## GOAL
Scan the data that follows and count the lines with the string "chart"; answer with the count alone.

## RECORD EXTRACTS
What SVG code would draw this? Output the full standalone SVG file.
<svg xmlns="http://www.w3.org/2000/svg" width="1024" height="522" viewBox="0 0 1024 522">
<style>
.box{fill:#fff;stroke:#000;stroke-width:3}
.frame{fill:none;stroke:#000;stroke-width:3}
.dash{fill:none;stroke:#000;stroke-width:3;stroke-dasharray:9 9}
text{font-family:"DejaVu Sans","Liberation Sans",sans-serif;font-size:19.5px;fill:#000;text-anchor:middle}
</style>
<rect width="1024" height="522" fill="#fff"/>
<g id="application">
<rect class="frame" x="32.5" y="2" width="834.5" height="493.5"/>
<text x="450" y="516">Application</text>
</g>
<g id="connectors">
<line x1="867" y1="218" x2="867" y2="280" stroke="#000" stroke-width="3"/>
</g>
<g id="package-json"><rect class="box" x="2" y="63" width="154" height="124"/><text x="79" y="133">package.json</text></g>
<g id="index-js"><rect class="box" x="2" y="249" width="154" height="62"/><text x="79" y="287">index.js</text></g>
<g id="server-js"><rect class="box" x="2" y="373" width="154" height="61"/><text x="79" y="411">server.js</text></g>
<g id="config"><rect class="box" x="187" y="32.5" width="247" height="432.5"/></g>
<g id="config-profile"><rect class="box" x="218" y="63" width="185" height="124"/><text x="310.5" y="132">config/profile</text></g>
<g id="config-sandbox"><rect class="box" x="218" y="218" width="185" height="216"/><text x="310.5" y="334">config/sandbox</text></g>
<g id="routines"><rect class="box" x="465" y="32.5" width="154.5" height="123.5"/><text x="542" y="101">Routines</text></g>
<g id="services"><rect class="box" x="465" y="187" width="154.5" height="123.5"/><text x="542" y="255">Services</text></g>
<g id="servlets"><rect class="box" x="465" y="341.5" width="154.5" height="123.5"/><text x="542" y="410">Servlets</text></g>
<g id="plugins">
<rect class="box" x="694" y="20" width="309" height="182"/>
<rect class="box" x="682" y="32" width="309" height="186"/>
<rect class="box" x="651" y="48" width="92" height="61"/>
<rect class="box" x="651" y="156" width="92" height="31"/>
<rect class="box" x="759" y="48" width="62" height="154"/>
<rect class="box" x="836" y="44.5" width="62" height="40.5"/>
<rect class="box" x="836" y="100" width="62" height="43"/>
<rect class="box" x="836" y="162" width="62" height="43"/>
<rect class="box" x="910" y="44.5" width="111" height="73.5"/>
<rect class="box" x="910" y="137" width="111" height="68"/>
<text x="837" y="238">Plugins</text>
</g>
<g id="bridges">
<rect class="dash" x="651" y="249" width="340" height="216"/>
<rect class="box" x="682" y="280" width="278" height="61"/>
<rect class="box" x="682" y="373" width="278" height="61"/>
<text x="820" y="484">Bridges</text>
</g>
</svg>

==

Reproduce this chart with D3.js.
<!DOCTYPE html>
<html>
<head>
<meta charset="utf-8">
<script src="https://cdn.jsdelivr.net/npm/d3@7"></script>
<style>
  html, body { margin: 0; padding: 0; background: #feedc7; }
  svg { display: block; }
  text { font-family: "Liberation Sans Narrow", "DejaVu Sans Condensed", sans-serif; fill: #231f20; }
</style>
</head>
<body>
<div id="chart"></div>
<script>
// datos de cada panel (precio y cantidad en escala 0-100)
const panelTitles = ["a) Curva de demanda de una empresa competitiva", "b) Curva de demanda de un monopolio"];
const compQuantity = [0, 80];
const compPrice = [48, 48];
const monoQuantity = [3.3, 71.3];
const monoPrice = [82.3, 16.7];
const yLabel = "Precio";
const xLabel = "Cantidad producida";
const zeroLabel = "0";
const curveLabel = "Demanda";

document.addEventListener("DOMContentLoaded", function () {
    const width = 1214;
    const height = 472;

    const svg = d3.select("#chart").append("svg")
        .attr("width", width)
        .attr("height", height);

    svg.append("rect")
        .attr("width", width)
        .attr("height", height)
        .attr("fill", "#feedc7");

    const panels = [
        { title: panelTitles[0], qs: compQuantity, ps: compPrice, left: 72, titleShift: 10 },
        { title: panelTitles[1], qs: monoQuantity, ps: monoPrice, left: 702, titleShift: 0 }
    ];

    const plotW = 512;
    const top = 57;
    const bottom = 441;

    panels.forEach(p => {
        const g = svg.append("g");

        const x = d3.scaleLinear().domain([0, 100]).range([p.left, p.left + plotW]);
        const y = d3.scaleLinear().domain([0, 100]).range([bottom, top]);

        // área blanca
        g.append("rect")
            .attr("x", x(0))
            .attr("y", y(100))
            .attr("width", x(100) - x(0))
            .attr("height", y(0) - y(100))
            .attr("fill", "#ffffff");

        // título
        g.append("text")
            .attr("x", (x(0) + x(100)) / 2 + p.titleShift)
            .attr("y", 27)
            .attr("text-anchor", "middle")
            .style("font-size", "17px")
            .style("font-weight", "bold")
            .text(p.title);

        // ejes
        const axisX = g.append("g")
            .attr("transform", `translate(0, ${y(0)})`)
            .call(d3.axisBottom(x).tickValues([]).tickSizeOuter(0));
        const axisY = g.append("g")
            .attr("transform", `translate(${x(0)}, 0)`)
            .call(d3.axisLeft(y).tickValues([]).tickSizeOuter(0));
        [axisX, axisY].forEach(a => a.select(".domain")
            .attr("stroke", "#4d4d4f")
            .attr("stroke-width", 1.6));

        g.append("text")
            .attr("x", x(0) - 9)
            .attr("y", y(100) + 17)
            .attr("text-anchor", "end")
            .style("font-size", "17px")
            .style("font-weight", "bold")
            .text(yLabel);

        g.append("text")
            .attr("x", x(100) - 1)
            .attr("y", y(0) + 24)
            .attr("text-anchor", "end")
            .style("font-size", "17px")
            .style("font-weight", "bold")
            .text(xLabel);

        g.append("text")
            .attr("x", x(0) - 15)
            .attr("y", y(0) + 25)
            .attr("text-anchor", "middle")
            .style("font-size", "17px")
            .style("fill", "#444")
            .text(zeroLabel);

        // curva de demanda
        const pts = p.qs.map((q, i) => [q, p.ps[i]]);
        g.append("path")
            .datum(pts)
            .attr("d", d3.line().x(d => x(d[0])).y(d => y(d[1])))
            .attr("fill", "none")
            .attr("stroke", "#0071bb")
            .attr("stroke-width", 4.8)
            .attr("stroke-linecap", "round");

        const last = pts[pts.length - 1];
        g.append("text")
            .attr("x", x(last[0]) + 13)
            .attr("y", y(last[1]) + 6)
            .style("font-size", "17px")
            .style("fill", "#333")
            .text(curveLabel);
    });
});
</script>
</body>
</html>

## CORRECT RESPONSE
3